WHAT TO PRODUCE -> Only the lines from the start of the data through the line containing "from matplotlib.ticker import" should be written out, exactly as they are, with both ends included and the pictures left out.

* start *

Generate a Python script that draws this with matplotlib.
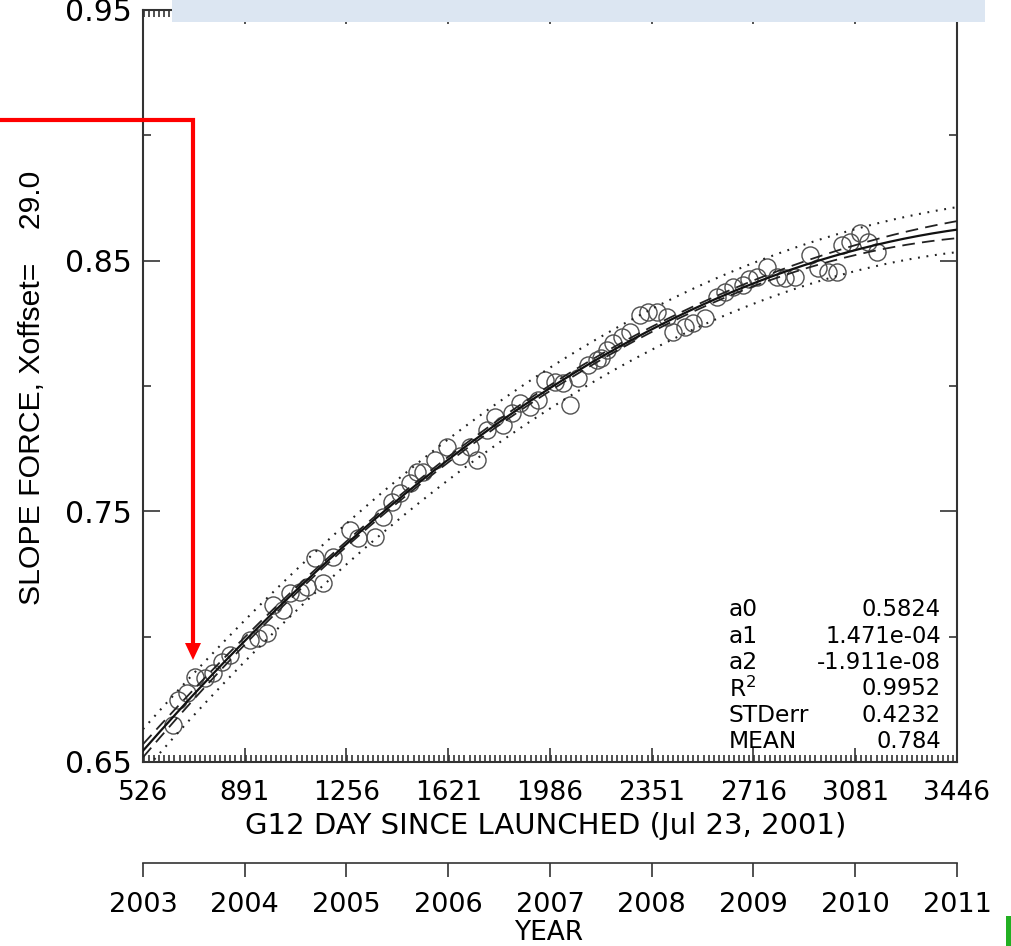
import numpy as np
import matplotlib
matplotlib.use("Agg")
import matplotlib.pyplot as plt
from matplotlib.lines import Line2D
from matplotlib.patches import Rectangle, Polygon
from matplotlib.ticker import MultipleLocator, FixedLocator

# ---------------- data ----------------
days = [634, 652, 684, 713, 748, 777, 809, 838, 910, 939, 971, 992, 1028, 1053,
        1089, 1115, 1143, 1172, 1208, 1269, 1297, 1358, 1387, 1419, 1448, 1484,
        1509, 1530, 1573, 1617, 1663, 1699, 1724, 1760, 1789, 1817, 1850, 1878,
        1914, 1943, 1968, 2004, 2033, 2058, 2086, 2122, 2155, 2170, 2190, 2212,
        2244, 2273, 2309, 2337, 2370, 2406, 2427, 2470, 2499, 2542, 2585, 2614,
        2642, 2678, 2700, 2729, 2764, 2800, 2829, 2865, 2919, 2947, 2983, 3015,
        3033, 3062, 3098, 3127, 3159]
slope = [0.6648, 0.6747, 0.6775, 0.6839, 0.6835, 0.6855, 0.6899, 0.6927, 0.6987,
         0.6995, 0.7015, 0.7126, 0.7106, 0.7174, 0.7178, 0.7200, 0.7314, 0.7214,
         0.7318, 0.7426, 0.7394, 0.7398, 0.7477, 0.7537, 0.7573, 0.7613, 0.7657,
         0.7657, 0.7705, 0.7757, 0.7720, 0.7757, 0.7705, 0.7825, 0.7876, 0.7844,
         0.7892, 0.7932, 0.7916, 0.7944, 0.8024, 0.8016, 0.8012, 0.7924, 0.8032,
         0.8084, 0.8104, 0.8110, 0.8145, 0.8172, 0.8196, 0.8216, 0.8283, 0.8295,
         0.8295, 0.8275, 0.8216, 0.8235, 0.8251, 0.8271, 0.8355, 0.8375, 0.8395,
         0.8403, 0.8425, 0.8435, 0.8475, 0.8435, 0.8431, 0.8435, 0.8523, 0.8471,
         0.8455, 0.8455, 0.8563, 0.8575, 0.8610, 0.8575, 0.8535]

coef_a0 = 0.5824
coef_a1 = 1.471e-04
coef_a2 = -1.911e-08

day_ticks = [526, 891, 1256, 1621, 1986, 2351, 2716, 3081, 3446]
year_labels = ["2003", "2004", "2005", "2006", "2007", "2008", "2009", "2010", "2011"]
y_ticks = [0.65, 0.75, 0.85, 0.95]

stat_names = ["a0", "a1", "a2", "R$^{2}$", "STDerr", "MEAN"]
stat_values = ["0.5824", "1.471e-04", "-1.911e-08", "0.9952", "0.4232", "0.784"]

# ---------------- fit curve and bands ----------------
days_a = np.array(days, float)
slope_a = np.array(slope, float)
xx = np.linspace(day_ticks[0], day_ticks[-1], 400)
fit = np.polyval([coef_a2, coef_a1, coef_a0], xx)
resid = slope_a - np.polyval([coef_a2, coef_a1, coef_a0], days_a)
n = len(days_a)
s = np.sqrt(np.sum(resid ** 2) / (n - 3))
u = (days_a - 1986.0) / 1000.0
X = np.column_stack([np.ones(n), u, u ** 2])
XtXi = np.linalg.inv(X.T @ X)
uu = (xx - 1986.0) / 1000.0
V = np.column_stack([np.ones_like(uu), uu, uu ** 2])
h = np.einsum("ij,jk,ik->i", V, XtXi, V)
tval = 1.98
conf = 0.85 * tval * s * np.sqrt(h)
pred = tval * s * np.sqrt(1 + h)

# ---------------- figure ----------------
W, H = 1012, 946
fig = plt.figure(figsize=(W / 100, H / 100), dpi=100)
fig.patch.set_facecolor("white")

def fx(px):
    return px / W

def fy(py):
    return 1 - py / H

L, R, T, B = 143, 957, 10, 762
ax = fig.add_axes([fx(L), fy(B), fx(R) - fx(L), fy(T) - fy(B)])

axis_col = "#333333"
ax.plot(days_a, slope_a, linestyle="none", marker="o", markersize=12.3,
        markerfacecolor="none", markeredgecolor="#505050", markeredgewidth=1.0, zorder=3)
ax.plot(xx, fit, color="#111111", lw=1.6, zorder=4)
ax.plot(xx, fit + conf, color="#222222", lw=1.3, dashes=(7, 4), zorder=4)
ax.plot(xx, fit - conf, color="#222222", lw=1.3, dashes=(7, 4), zorder=4)
ax.plot(xx, fit + pred, color="#222222", lw=1.5, dashes=(0.9, 3.2), zorder=4)
ax.plot(xx, fit - pred, color="#222222", lw=1.5, dashes=(0.9, 3.2), zorder=4)

ax.set_xlim(day_ticks[0], day_ticks[-1])
ax.set_ylim(0.65, 0.95)
ax.xaxis.set_major_locator(FixedLocator(day_ticks))
ax.xaxis.set_minor_locator(MultipleLocator(365 / 20))
ax.yaxis.set_major_locator(FixedLocator(y_ticks))
ax.yaxis.set_minor_locator(FixedLocator([0.70, 0.80, 0.90]))
ax.set_xticklabels([str(d) for d in day_ticks])
ax.set_yticklabels(["%.2f" % v for v in y_ticks])

for sp in ax.spines.values():
    sp.set_color(axis_col)
    sp.set_linewidth(1.5)

ax.tick_params(axis="both", which="both", direction="in", top=True, right=True,
               color=axis_col, width=1.2)
ax.tick_params(axis="x", which="major", length=10, labelsize=19, pad=13)
ax.tick_params(axis="x", which="minor", length=5)
ax.tick_params(axis="y", which="major", length=12, labelsize=21.5, pad=8)
ax.tick_params(axis="y", which="minor", length=6)
for lab in ax.get_xticklabels() + ax.get_yticklabels():
    lab.set_family("DejaVu Sans")

fig.text(fx(546), fy(826), "G12 DAY SINCE LAUNCHED (Jul 23, 2001)", ha="center",
         va="center", fontsize=21, family="DejaVu Sans")
fig.text(fx(32), fy(388), "SLOPE FORCE, Xoffset=    29.0", rotation=90, ha="center",
         va="center", fontsize=21.7, family="Liberation Sans")

# stats box
for i, (nm, vl) in enumerate(zip(stat_names, stat_values)):
    ypx = 610 + i * 26.3
    fig.text(fx(729), fy(ypx), nm, ha="left", va="center", fontsize=16.8,
             family="DejaVu Sans")
    fig.text(fx(941), fy(ypx), vl, ha="right", va="center", fontsize=16.3,
             family="DejaVu Sans")

# year axis
axy = fig.add_axes([fx(L), fy(863), fx(R) - fx(L), 0.0001])
axy.set_xlim(day_ticks[0], day_ticks[-1])
axy.set_yticks([])
for k in ["left", "right", "top"]:
    axy.spines[k].set_visible(False)
axy.spines["bottom"].set_color(axis_col)
axy.spines["bottom"].set_linewidth(1.2)
axy.xaxis.set_major_locator(FixedLocator(day_ticks))
axy.set_xticklabels(year_labels, family="DejaVu Sans")
axy.tick_params(axis="x", direction="out", length=10, width=1.2, color=axis_col,
                labelsize=19.5, pad=11)
axy.patch.set_visible(False)
fig.text(fx(549), fy(933), "YEAR", ha="center", va="center", fontsize=19,
         family="DejaVu Sans")

# overlays: light-blue bar, red arrow, green mark
fig.patches.append(Rectangle((fx(172), fy(22)), fx(985) - fx(172), fy(0) - fy(22),
                             transform=fig.transFigure, facecolor="#dce6f2",
                             edgecolor="none", zorder=10))
fig.lines.append(Line2D([fx(0), fx(193), fx(193)], [fy(120), fy(120), fy(644)],
                        transform=fig.transFigure, color="#ff0000", lw=3,
                        solid_joinstyle="miter", zorder=11))
fig.patches.append(Polygon([[fx(185), fy(643)], [fx(201), fy(643)], [fx(193), fy(660)]],
                           closed=True, transform=fig.transFigure, facecolor="#ff0000",
                           edgecolor="none", zorder=11))
fig.patches.append(Rectangle((fx(1006), fy(946)), fx(6), fy(916) - fy(946),
                             transform=fig.transFigure, facecolor="#22b022",
                             edgecolor="none", zorder=10))

fig.savefig("out.png", dpi=100)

* end *

RESPONSE BELOW ->
Generate a Python script that draws this with matplotlib.
import numpy as np
import matplotlib
matplotlib.use("Agg")
import matplotlib.pyplot as plt
from matplotlib.lines import Line2D
from matplotlib.patches import Rectangle, Polygon
from matplotlib.ticker import MultipleLocator, FixedLocator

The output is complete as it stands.